Several years ago my company started a “fake profile” account (and well publicized that it was fake; there was nothing at all hidden or shady about it) as part of an effort to be more “customer focused”. So the company made up posters for this person – he’s kind of a thin, grim-looking older-middle-aged white guy in a dark suit, white shirt and gray tie who was supposed to be the CEO of his own eponymous energy company (so yeah, they went ahead and made up a fictional company to go along with the fictional person) and hung them around the offices with the kinds of “customer feedback” that we could sometimes get. Once in a while the poster would show him smiling about something that he liked about our company’s products and performance, but more often than not he looked like the school principal from all of your worst childhood nightmares of being called into the office, and some kind of negative reaction to various quality or delivery issues that we’ve had from time to time.

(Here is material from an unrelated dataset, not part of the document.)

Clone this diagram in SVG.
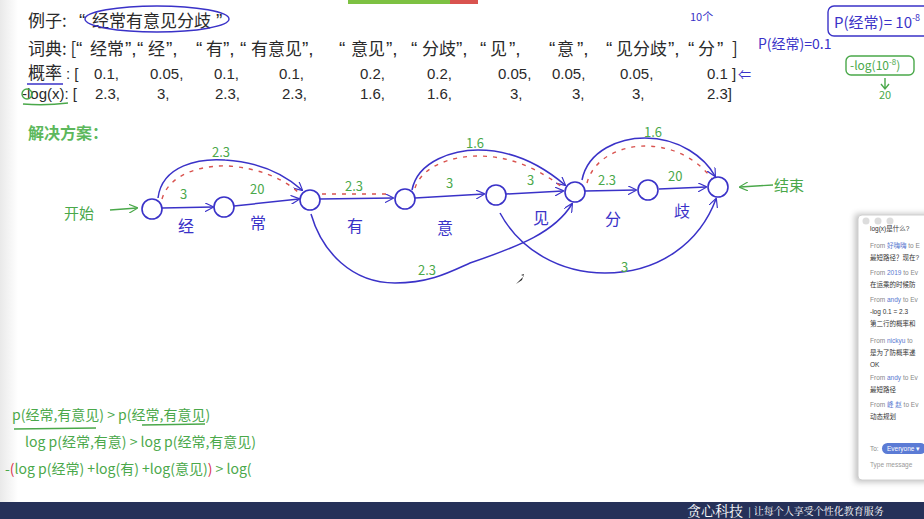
<svg xmlns="http://www.w3.org/2000/svg" width="924" height="519" viewBox="0 0 924 519">
<defs>
<style>
.cn{font-family:"Noto Sans CJK SC","Liberation Sans",sans-serif;fill:#2a2a2a;font-size:17px}
.q{font-family:"Liberation Sans",sans-serif;font-size:19px}
.num{font-family:"Liberation Sans","Noto Sans CJK SC",sans-serif;fill:#2a2a2a;font-size:15px}
.hb{font-family:"Noto Sans CJK SC",sans-serif;fill:#3a32c8}
.hg{font-family:"Noto Sans CJK SC",sans-serif;fill:#4aa84a}
.node{fill:#fff;stroke:#3a32c8;stroke-width:1.6}
.edge{fill:none;stroke:#3a32c8;stroke-width:1.5;marker-end:url(#ah)}
.red{fill:none;stroke:#d9534f;stroke-width:1.4;stroke-dasharray:4 6}
.gl{fill:none;stroke:#4aa84a;stroke-width:1.4}
.bl{fill:none;stroke:#3a32c8;stroke-width:1.4}
.chat{font-family:"Liberation Sans","Noto Sans CJK SC",sans-serif;font-size:6.5px;fill:#333}
.from{fill:#888}
.name{fill:#5a78d0}
</style>
<marker id="ah" viewBox="0 0 10 10" refX="9" refY="5" markerWidth="9" markerHeight="9" orient="auto" markerUnits="userSpaceOnUse">
<path d="M0,0 L10,5 L0,10" fill="none" stroke="#3a32c8" stroke-width="1.3"/>
</marker>
<marker id="ahg" viewBox="0 0 10 10" refX="9" refY="5" markerWidth="9" markerHeight="9" orient="auto" markerUnits="userSpaceOnUse">
<path d="M0,0 L10,5 L0,10" fill="none" stroke="#4aa84a" stroke-width="1.3"/>
</marker>
<linearGradient id="lg" x1="0" x2="1" y1="0" y2="0">
<stop offset="0" stop-color="#e9e9e9"/><stop offset="1" stop-color="#fff"/>
</linearGradient>
<filter id="sh" x="-20%" y="-10%" width="140%" height="120%"><feGaussianBlur stdDeviation="3"/></filter>
</defs>
<rect width="924" height="519" fill="#fff"/>
<rect width="18" height="502" fill="url(#lg)"/>
<rect x="348" y="0" width="102" height="4" fill="#7dc142"/>
<rect x="450" y="0" width="28" height="4" fill="#d9534f"/>

<!-- header text -->
<g id="header">
<text class="cn" y="27"><tspan x="28">例子:</tspan><tspan class="q" x="79">“</tspan><tspan x="92">经常有意见分歧</tspan><tspan class="q" x="216">”</tspan></text>
<ellipse cx="157" cy="19" rx="72" ry="13" class="bl"/>
<text class="cn" y="55"><tspan x="28">词典: [</tspan><tspan class="q" x="76">“</tspan><tspan x="90">经常</tspan><tspan class="q" x="125">”,</tspan><tspan class="q" x="137">“</tspan><tspan x="148">经</tspan><tspan class="q" x="166">”,</tspan><tspan class="q" x="196">“</tspan><tspan x="206">有</tspan><tspan class="q" x="223">”,</tspan><tspan class="q" x="240">“</tspan><tspan x="251">有意见</tspan><tspan class="q" x="302">”,</tspan><tspan class="q" x="339">“</tspan><tspan x="351">意见</tspan><tspan class="q" x="386">”,</tspan><tspan class="q" x="411">“</tspan><tspan x="422">分歧</tspan><tspan class="q" x="456">”,</tspan><tspan class="q" x="480">“</tspan><tspan x="490">见</tspan><tspan class="q" x="509">”,</tspan><tspan class="q" x="549">“</tspan><tspan x="557">意</tspan><tspan class="q" x="577">”,</tspan><tspan class="q" x="606">“</tspan><tspan x="616">见分歧</tspan><tspan class="q" x="668">”,</tspan><tspan class="q" x="688">“</tspan><tspan x="698">分</tspan><tspan class="q" x="717">”</tspan><tspan x="732">]</tspan></text>
<text class="cn" x="28" y="79">概率</text>
<path d="M27,84 L63,84" class="bl"/>
<text class="num" x="66" y="79">: [</text>
<text class="num" x="94" y="79">0.1,</text>
<text class="num" x="150" y="79">0.05,</text>
<text class="num" x="214" y="79">0.1,</text>
<text class="num" x="279" y="79">0.1,</text>
<text class="num" x="360" y="79">0.2,</text>
<text class="num" x="427" y="79">0.2,</text>
<text class="num" x="498" y="79">0.05,</text>
<text class="num" x="552" y="79">0.05,</text>
<text class="num" x="620" y="79">0.05,</text>
<text class="num" x="707" y="79">0.1 ]</text>
<text class="hb" x="738" y="79" font-size="13">⇐</text>
<text class="num" x="22" y="99">-log(x): [</text>
<circle cx="27" cy="94" r="5" class="gl"/>
<path d="M23,104 Q45,106 68,103" class="gl"/>
<text class="num" x="95" y="99">2.3,</text>
<text class="num" x="157" y="99">3,</text>
<text class="num" x="215" y="99">2.3,</text>
<text class="num" x="282" y="99">2.3,</text>
<text class="num" x="360" y="99">1.6,</text>
<text class="num" x="427" y="99">1.6,</text>
<text class="num" x="510" y="99">3,</text>
<text class="num" x="572" y="99">3,</text>
<text class="num" x="632" y="99">3,</text>
<text class="num" x="707" y="99">2.3]</text>
<text x="28" y="139" font-family="Noto Sans CJK SC,sans-serif" font-size="16" font-weight="bold" fill="#5cb85c">解决方案：</text>
</g>

<!-- top-right notes -->
<g id="notes">
<text class="hb" x="690" y="21" font-size="11">10个</text>
<text class="hb" x="758" y="49" font-size="14">P(经常)=0.1</text>
<rect x="828" y="6" width="104" height="30" rx="6" class="bl"/>
<text class="hb" x="834" y="28" font-size="15">P(经常)= 10<tspan font-size="9" dy="-7">-8</tspan></text>
<rect x="846" y="56" width="68" height="19" rx="5" class="gl"/>
<text class="hg" x="850" y="70" font-size="12">-log(10<tspan font-size="8" dy="-5">-8</tspan><tspan dy="5">)</tspan></text>
<path d="M885,78 L885,88 M881,84 L885,89 L889,84" class="gl"/>
<text class="hg" x="879" y="99" font-size="11">20</text>
</g>

<!-- connectors -->
<g id="connectors">
<path id="e-start" d="M110,210 L137,208" fill="none" stroke="#4aa84a" stroke-width="1.4" marker-end="url(#ahg)"/>
<path id="e-end" d="M773,185 L740,187" fill="none" stroke="#4aa84a" stroke-width="1.4" marker-end="url(#ahg)"/>
<path id="e01" class="edge" d="M162,208 L213,207"/>
<path id="e12" class="edge" d="M234,206 L299,199"/>
<path id="e02" class="edge" d="M158,198 C162,165 200,158 225,160 C260,162 285,175 302,190"/>
<path class="red" d="M162,199 C170,172 205,165 228,166 C258,168 282,178 298,192"/>
<path id="e23" class="edge" d="M320,199 L393,198"/>
<path class="red" d="M322,194 L390,194"/>
<path id="e34" class="edge" d="M415,198 L484,194"/>
<path id="e35" class="edge" d="M412,190 C418,160 455,150 478,150 C515,150 545,168 565,185"/>
<path class="red" d="M415,188 C422,166 452,156 478,156 C512,156 540,170 562,187"/>
<path id="e45" class="edge" d="M506,194 L563,191"/>
<path id="e56" class="edge" d="M585,191 L636,190"/>
<path id="e67" class="edge" d="M659,189 L706,187"/>
<path id="e57" class="edge" d="M582,180 C588,150 620,138 645,138 C680,138 705,158 715,176"/>
<path class="red" d="M587,183 C594,157 622,146 645,146 C676,146 700,162 713,180"/>
<path id="e25" class="edge" d="M311,214 C322,252 352,283 395,283 C430,283 450,272 470,263 C520,246 555,232 572,204"/>
<path id="e47" class="edge" d="M500,213 C520,250 560,273 605,273 C660,273 700,242 716,199"/>
</g>

<!-- nodes -->
<g id="n0"><circle cx="152" cy="209" r="10" class="node"/></g>
<g id="n1"><circle cx="224" cy="207" r="10" class="node"/></g>
<g id="n2"><circle cx="310" cy="200" r="10" class="node"/></g>
<g id="n3"><circle cx="405" cy="199" r="10" class="node"/></g>
<g id="n4"><circle cx="496" cy="195" r="10" class="node"/></g>
<g id="n5"><circle cx="575" cy="192" r="10" class="node"/></g>
<g id="n6"><circle cx="648" cy="190" r="10" class="node"/></g>
<g id="n7"><circle cx="718" cy="187" r="10" class="node"/></g>

<!-- labels -->
<g id="labels">
<text class="hg" x="64" y="219" font-size="15">开始</text>
<text class="hg" x="774" y="191" font-size="15">结束</text>
<text class="hg" x="180" y="199" font-size="13">3</text>
<text class="hg" x="250" y="194" font-size="13">20</text>
<text class="hg" x="212" y="157" font-size="13">2.3</text>
<text class="hg" x="345" y="191" font-size="13">2.3</text>
<text class="hg" x="446" y="188" font-size="13">3</text>
<text class="hg" x="466" y="148" font-size="13">1.6</text>
<text class="hg" x="527" y="185" font-size="13">3</text>
<text class="hg" x="598" y="185" font-size="13">2.3</text>
<text class="hg" x="668" y="181" font-size="13">20</text>
<text class="hg" x="644" y="137" font-size="13">1.6</text>
<text class="hg" x="418" y="275" font-size="13">2.3</text>
<text class="hg" x="621" y="272" font-size="13">3</text>
<text class="hb" x="178" y="232" font-size="16">经</text>
<text class="hb" x="250" y="229" font-size="16">常</text>
<text class="hb" x="347" y="232" font-size="16">有</text>
<text class="hb" x="437" y="234" font-size="16">意</text>
<text class="hb" x="533" y="224" font-size="16">见</text>
<text class="hb" x="605" y="225" font-size="16">分</text>
<text class="hb" x="674" y="217" font-size="16">歧</text>
</g>

<!-- bottom notes -->
<g id="bottom-notes">
<text class="hg" x="12" y="420" font-size="14">p(经常,有意见) &gt; p(经常,有意见)</text>
<path d="M14,429 L96,428" class="gl"/>
<path d="M142,425 L205,424" class="gl"/>
<text class="hg" x="25" y="447" font-size="14">log p(经常,有意) &gt; log p(经常,有意见)</text>
<text class="hg" x="5" y="474" font-size="14">-<tspan fill="#d9364f">(</tspan>log p(经常) +log(有) +log(意见)<tspan fill="#d9364f">)</tspan> &gt; log(</text>
</g>

<!-- cursor -->
<path d="M516,284 L524,276 L521,275 L524,274 L522,280 Z" fill="#222"/>

<!-- chat window -->
<g id="chat">
<rect x="855" y="214" width="80" height="268" fill="#000" opacity="0.25" filter="url(#sh)"/>
<rect x="858" y="215" width="70" height="265" rx="4" fill="#fff" stroke="#d0d0d0"/>
<circle cx="866" cy="221" r="3.5" fill="#ddd"/>
<circle cx="878" cy="221" r="3.5" fill="#ddd"/>
<circle cx="890" cy="221" r="3.5" fill="#ddd"/>
<text class="chat" x="870" y="231">log(x)是什么?</text>
<text class="chat" x="870" y="248"><tspan class="from">From </tspan><tspan class="name">好嗨嗨</tspan><tspan class="from"> to E</tspan></text>
<text class="chat" x="870" y="260">最短路径？现在?</text>
<text class="chat" x="870" y="275"><tspan class="from">From </tspan><tspan class="name">2019</tspan><tspan class="from"> to Ev</tspan></text>
<text class="chat" x="870" y="287">在运乘的时候防</text>
<text class="chat" x="870" y="302"><tspan class="from">From </tspan><tspan class="name">andy</tspan><tspan class="from"> to Ev</tspan></text>
<text class="chat" x="870" y="314">-log 0.1 = 2.3</text>
<text class="chat" x="870" y="326">第二行的概率和</text>
<text class="chat" x="870" y="343"><tspan class="from">From </tspan><tspan class="name">nickyu</tspan><tspan class="from"> to</tspan></text>
<text class="chat" x="870" y="355">是为了防概率递</text>
<text class="chat" x="870" y="367">OK</text>
<text class="chat" x="870" y="380"><tspan class="from">From </tspan><tspan class="name">andy</tspan><tspan class="from"> to Ev</tspan></text>
<text class="chat" x="870" y="392">最短路径</text>
<text class="chat" x="870" y="407"><tspan class="from">From </tspan><tspan class="name">峰 赵</tspan><tspan class="from"> to Ev</tspan></text>
<text class="chat" x="870" y="419">动态规划</text>
<text class="chat from" x="870" y="451">To:</text>
<rect x="882" y="443" width="44" height="11" rx="5.5" fill="#5b7bd5"/>
<text class="chat" x="887" y="451" style="fill:#fff">Everyone ▾</text>
<text class="chat" x="870" y="467" style="fill:#999">Type message</text>
</g>

<!-- footer -->
<g id="footer">
<rect x="0" y="502" width="924" height="17" fill="#263159"/>
<text x="687" y="516" font-family="Noto Serif CJK SC,Noto Sans CJK SC,serif" font-size="14" fill="#fff">贪心科技</text>
<text x="748" y="515" font-family="Noto Serif CJK SC,Noto Sans CJK SC,serif" font-size="10" fill="#fff">| 让每个人享受个性化教育服务</text>
</g>
</svg>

At first this was all “inside the company”, but on a whim one day I checked to find that … he has a Facebook page as well. (Even a LinkedIn profile, too, I think, but … sheesh, who goes there, anyway?)
So I sent him a friend request, which was promptly accepted. The campaign never really took off, though, as we haven’t heard from him in quite some time now … but he does have six Facebook friends (two of them were at my suggestion – and one of them, since retired, had made a comment on his wall that I hadn’t even known about three years ago).
So … yeah, it’s a thing. It’s not a new thing. Sometimes it works, and sometimes it doesn’t.
If you want to make a new friend, I could suggest Adam Kentro to anyone who’s interested in building up their list of contacts.